Verdades esenciales

Escribe Monseñor DR. JOSE LUIS KAUFMANN

Queridos hermanos y hermanas.

No pocos hechos o acontecimientos de relativa relevancia opacan o anulan verdades prioritarias, pero nunca “un árbol ocultará al bosque”.

Es normal y lógico que los seres humanos celebremos y hagamos fiestas, pero ello nunca debería apartarnos de las verdades esenciales, como son la limitación de nuestra existencia, la caducidad de los éxitos, la trascendencia de la vida humana, la necesidad de mantener una embestida constante frente al mal…

Existimos para ser felices. Dios nos convoca a la vida para que en cada uno se desarrollen los valores que nos dignifican y nos conducen al destino definitivo en la eternidad sin fin.

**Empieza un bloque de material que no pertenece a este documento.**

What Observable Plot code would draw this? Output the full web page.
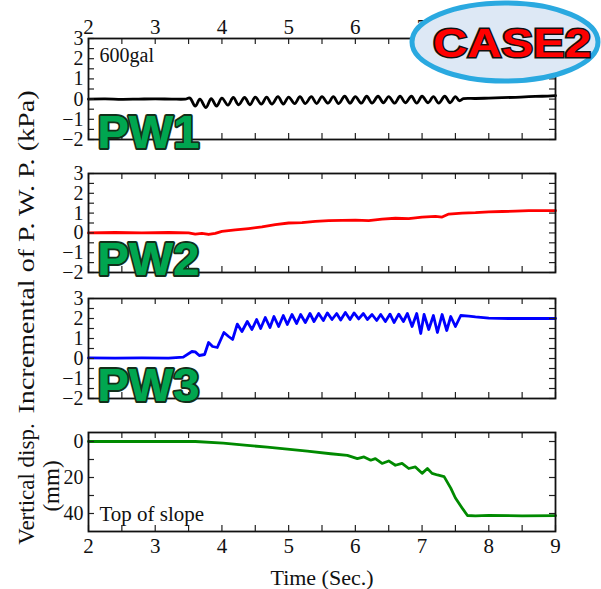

Sin embargo, es ingente la cantidad de personas que libremente deciden vivir en el mal.

La historia de la humanidad es una constante que oscila entre el mal y el bien, la traición y la fidelidad, el pecado y el perdón… porque, indudablemente, desde el primer desvío del ser humano, que prefirió optar por su propio capricho rechazando el designio de Dios, “nada más tortuoso que el corazón humano y no tiene arreglo, ¿Quién puede penetrarlo?” (Jeremías 17, 9).

Sólo el ser humano - libre e inteligente - es capaz de hacer el mal. San Agustín afirma que “todo dicho, hecho o deseo contrario a la ley eterna es pecado”, y según santo Tomás de Aquino puede cometerse contra Dios, con uno mismo y contra el prójimo.

Sin embargo, por indescriptible que pudiese ser el peor de los pecados, siempre el amor es mayor.

Todos somos imperfectos y también hacemos el mal, todos somos pecadores y cometemos pecados, es decir: dichos, hechos y deseos contrarios a la Voluntad de Dios.

Nadie puede considerarse eximido de esta verdad, propia de la actual condición humana. Por lo cual “Si decimos que no tenemos pecado, nos engañamos a nosotros mismos y la verdad no está en nosotros. Si confesamos nuestros pecados, Él es Fiel y Justo para perdonarnos y purificarnos de toda maldad. Si decimos que no tenemos pecado, lo hacemos pasar por mentiroso, y su Palabra no está en nosotros” (1 Jn 1, 8-10).

Esta afirmación, clara, precisa y categórica, enfoca el problema del pecado en su perspectiva antropológica, como parte integrante de la verdad sobre el ser humano, si bien nunca podremos dejar de reconocer también que “aunque nuestra conciencia nos reproche algo, Dios es más grande que nuestra conciencia” (1 Jn 3, 20).

El santo pontífice Juan Pablo II afirmaba que “Reconocer el propio pecado, es más -yendo aún más a fondo en la consideración de la propia personalidad-, reconocerse pecador, capaz de pecado e inclinado al pecado, es el principio indispensable para volver a Dios.

Es la experiencia ejemplar de David, quien «tras haber cometido el mal a los ojos del Señor», al ser reprendido por el profeta Natán (cf. 2 Sam 11-12) exclama: «Reconozco mi culpa, mi pecado está siempre ante mí. Contra ti, contra ti sólo pequé, cometí la maldad que aborreces» (Salmo 51 [50], 5 s.).

El mismo Jesús pone en la boca y en el corazón del hijo pródigo aquellas significativas palabras: «Padre, he pecado contra el cielo y contra ti» (Lc. 15, 18. 21).”

Muchos, por el pecado de la soberbia que los domina, no tienen el coraje ni la dignidad de reconocerse pecadores.